What is asked: Only the lines from the start of the data through the line with "var volTicks=[0,200,400];" belong in the copy. Restate them word for word, minus the pictures.

Recorded information:
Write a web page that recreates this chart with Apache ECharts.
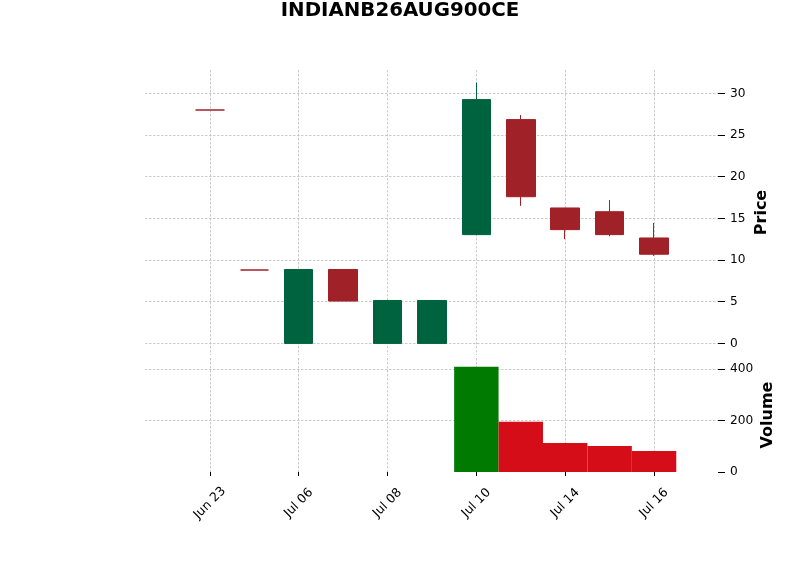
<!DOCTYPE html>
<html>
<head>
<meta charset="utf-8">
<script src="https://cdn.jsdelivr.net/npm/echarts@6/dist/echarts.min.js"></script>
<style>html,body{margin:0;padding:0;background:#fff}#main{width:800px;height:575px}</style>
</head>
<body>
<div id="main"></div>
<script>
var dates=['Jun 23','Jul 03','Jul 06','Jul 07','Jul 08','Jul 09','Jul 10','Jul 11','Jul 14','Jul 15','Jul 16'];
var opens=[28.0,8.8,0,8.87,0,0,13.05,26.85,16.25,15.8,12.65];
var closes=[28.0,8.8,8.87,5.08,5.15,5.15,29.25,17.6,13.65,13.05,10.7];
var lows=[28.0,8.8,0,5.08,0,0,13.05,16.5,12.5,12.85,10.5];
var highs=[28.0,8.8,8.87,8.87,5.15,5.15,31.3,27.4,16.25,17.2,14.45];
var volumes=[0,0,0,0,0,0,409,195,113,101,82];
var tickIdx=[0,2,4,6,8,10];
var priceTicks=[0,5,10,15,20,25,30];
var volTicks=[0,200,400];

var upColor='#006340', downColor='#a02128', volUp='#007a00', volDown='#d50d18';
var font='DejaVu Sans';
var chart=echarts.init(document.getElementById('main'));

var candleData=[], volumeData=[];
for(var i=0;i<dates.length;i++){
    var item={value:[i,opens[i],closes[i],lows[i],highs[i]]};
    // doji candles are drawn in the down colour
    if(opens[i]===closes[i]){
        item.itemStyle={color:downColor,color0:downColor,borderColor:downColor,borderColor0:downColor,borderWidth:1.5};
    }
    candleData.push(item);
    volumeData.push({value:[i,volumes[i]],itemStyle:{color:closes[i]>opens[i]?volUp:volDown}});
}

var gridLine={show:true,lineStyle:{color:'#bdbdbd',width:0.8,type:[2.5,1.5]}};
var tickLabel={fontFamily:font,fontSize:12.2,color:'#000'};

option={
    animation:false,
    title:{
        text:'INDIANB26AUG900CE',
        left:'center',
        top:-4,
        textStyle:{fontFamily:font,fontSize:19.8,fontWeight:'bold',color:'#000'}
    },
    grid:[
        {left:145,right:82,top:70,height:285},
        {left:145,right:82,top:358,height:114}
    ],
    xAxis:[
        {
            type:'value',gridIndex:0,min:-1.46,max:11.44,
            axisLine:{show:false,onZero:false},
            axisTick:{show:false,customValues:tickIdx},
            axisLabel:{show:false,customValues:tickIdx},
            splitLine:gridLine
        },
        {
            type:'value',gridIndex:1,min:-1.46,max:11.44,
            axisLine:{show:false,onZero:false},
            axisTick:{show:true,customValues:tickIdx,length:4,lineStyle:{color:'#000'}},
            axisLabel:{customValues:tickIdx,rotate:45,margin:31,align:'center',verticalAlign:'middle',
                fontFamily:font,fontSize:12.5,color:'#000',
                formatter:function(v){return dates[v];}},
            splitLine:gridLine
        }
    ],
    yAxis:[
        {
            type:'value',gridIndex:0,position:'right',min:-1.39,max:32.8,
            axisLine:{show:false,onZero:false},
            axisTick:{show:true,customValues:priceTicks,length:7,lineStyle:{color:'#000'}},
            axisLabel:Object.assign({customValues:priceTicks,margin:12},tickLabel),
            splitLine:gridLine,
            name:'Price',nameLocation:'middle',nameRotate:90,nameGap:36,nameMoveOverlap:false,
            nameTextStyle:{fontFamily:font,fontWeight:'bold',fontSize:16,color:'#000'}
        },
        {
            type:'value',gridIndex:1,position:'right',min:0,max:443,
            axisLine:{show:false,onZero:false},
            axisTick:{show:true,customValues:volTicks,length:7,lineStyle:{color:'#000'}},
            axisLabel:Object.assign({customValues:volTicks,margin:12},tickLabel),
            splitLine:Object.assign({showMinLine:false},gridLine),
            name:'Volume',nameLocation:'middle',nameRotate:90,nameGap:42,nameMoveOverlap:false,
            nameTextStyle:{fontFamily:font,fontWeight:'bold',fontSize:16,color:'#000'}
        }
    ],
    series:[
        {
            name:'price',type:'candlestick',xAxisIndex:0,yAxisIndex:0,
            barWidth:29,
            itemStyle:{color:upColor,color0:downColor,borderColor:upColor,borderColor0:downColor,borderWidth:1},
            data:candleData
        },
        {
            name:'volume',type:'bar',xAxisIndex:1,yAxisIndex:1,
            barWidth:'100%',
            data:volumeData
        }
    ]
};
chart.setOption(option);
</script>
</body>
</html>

Answer for this exercise:
Write a web page that recreates this chart with Apache ECharts.
<!DOCTYPE html>
<html>
<head>
<meta charset="utf-8">
<script src="https://cdn.jsdelivr.net/npm/echarts@6/dist/echarts.min.js"></script>
<style>html,body{margin:0;padding:0;background:#fff}#main{width:800px;height:575px}</style>
</head>
<body>
<div id="main"></div>
<script>
var dates=['Jun 23','Jul 03','Jul 06','Jul 07','Jul 08','Jul 09','Jul 10','Jul 11','Jul 14','Jul 15','Jul 16'];
var opens=[28.0,8.8,0,8.87,0,0,13.05,26.85,16.25,15.8,12.65];
var closes=[28.0,8.8,8.87,5.08,5.15,5.15,29.25,17.6,13.65,13.05,10.7];
var lows=[28.0,8.8,0,5.08,0,0,13.05,16.5,12.5,12.85,10.5];
var highs=[28.0,8.8,8.87,8.87,5.15,5.15,31.3,27.4,16.25,17.2,14.45];
var volumes=[0,0,0,0,0,0,409,195,113,101,82];
var tickIdx=[0,2,4,6,8,10];
var priceTicks=[0,5,10,15,20,25,30];
var volTicks=[0,200,400];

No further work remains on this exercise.